2015-Apr-29, 14:10 Host host1 is non responsive.

but in the engine.log:

2015-04-29 14:10:29,720 WARN  [org.ovirt.engine.core.dal.dbbroker.auditloghandling.AuditLogDirector] (org.ovirt.thread.pool-8-thread-30) [] Correlation ID: null, Call Stack: null, Custom Event ID: -1, Message: Host host1 became Non Responsive and was not restarted due to disabled fencing in the Cluster Fencing Policy.


Is this expected behaviour? Should the repeated message be seen only in the engine.log and not in UI? Martin, can you please advise?

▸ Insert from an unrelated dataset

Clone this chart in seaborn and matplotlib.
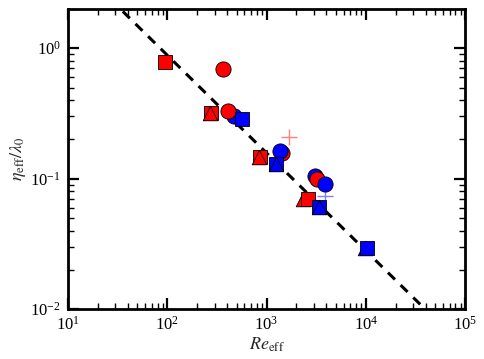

Comment 6 Martin Perina 2015-05-11 15:29:37 UTC
Hmm, you are right, it doesn't work again even on oVirt master. I will investigate why, because it definitely worked in November

Comment 7 Oved Ourfali 2015-06-08 08:04:06 UTC
(In reply to Martin Perina from comment #6)
> Hmm, you are right, it doesn't work again even on oVirt master. I will
> investigate why, because it definitely worked in November

Was this addressed?

Comment 8 Martin Perina 2015-06-08 08:14:09 UTC
Sorry, I moved it to MODIFIED by mistake, should be ASSIGNED.

It worked in Novemeber when posted, but it doesn't work now, something has changed in audit log events handling, I will investigate.